Clément Inbona, Fund Manager, La Financière de l’Echiquier.
En seulement 14 mois, la Réserve Fédérale américaine (Fed) a monté ses taux directeurs à dix reprises pour un total de 500 points de base, passant de 0% à 5%. Et ce n’est pas probablement pas fini ! De quoi bouleverser l’environnement financier en un temps record.
Le temps où les taux directeurs étaient nuls aux Etats-Unis et même négatifs en zone euro paraît bien loin, un temps où il était nécessaire de prêter plus que ce l’on allait être remboursé en investissant sur les obligations allemandes, même à 10 ans d’échéance. Un temps où la quête de rendement poussait les investisseurs à prendre toujours plus de risque, jusqu’à porter aux nues certaines actions dites de « croissance », parfois non profitables.
Aujourd’hui, cette ère est bel et bien révolue. Avec un risque de défaut proche du néant, une sensibilité au taux d’intérêt nulle et une liquidité importante, les placements monétaires rapportent 3,4% en euros et plus de 5% en dollars. Dans un tel contexte, il est difficile de considérer les actions comme un placement aussi attractif que par le passé. Observées sous le prisme de la prime de risque, c’est-à-dire le surcroît de rémunération attendu comparé au taux sans risque, les actions ne sont objectivement pas attractives. Aux Etats-Unis, cette prime n’en est d’ailleurs pas une, puisqu’elle est désormais nulle sur le S&P 500 ; en Europe, elle atteint 5% sur l’Euro Stoxx 50, un niveau absolu encore nettement positif mais bien faible d’un point de vue historique. Or les actions font porter un risque de marché plus important et leur place dans la structure du capital est moins protectrice.
A l’instant T, entre taux sans risque et rémunération potentielle des actions, le match semble joué d’avance. Cependant, si l’on mesure la prime de risque actions à partir des bénéfices anticipés à 12 mois divisés par le cours boursier auquel est soustrait le taux sans risque à 1 an, quel paramètre pourrait-être en faveur des actions dans l’avenir proche ?
Tout d’abord les bénéfices tendraient à sous-estimer cette prime, s’ils venaient à être plus importants qu’anticipé. Les publications d’entreprises pour le deuxième trimestre seront déjà un bon indicateur. Mais avec des marges généreuses et une activité économique qui perd de la vigueur, il sera difficile d’anticiper des résultats bien plus hauts qu’escompté.

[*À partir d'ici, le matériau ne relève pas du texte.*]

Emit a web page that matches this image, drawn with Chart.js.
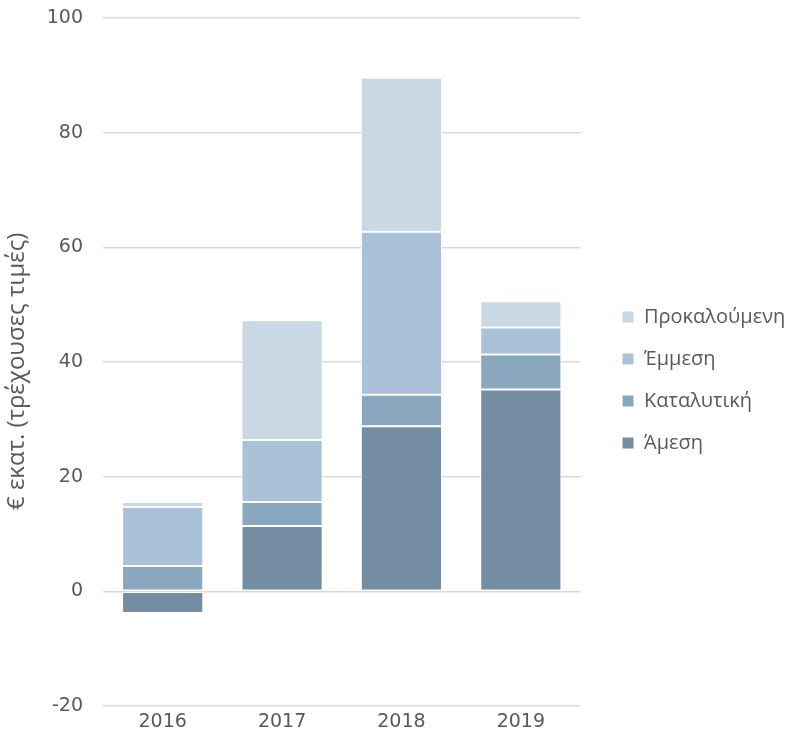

Ensuite, le cours des actions contribuerait à la reconstitution de la prime de risque – malheureusement au détriment des actionnaires existants – s’il venait à être corrigé.
Enfin les taux d’intérêt. En analysant le discours des banquiers centraux, ils ne paraissent pas encore avoir atteint leur point haut. Dès ce mois de juillet, tout porte à croire que la Fed, ainsi que la BCE, devraient à nouveau les rehausser de 0,25%. Cette situation risquerait de comprimer un peu plus une prime actions déjà bien maigre.
Du risque sans taux, au risque sans prime : bienvenue dans un nouveau monde, où le risque obligataire revient sur le devant de la scène.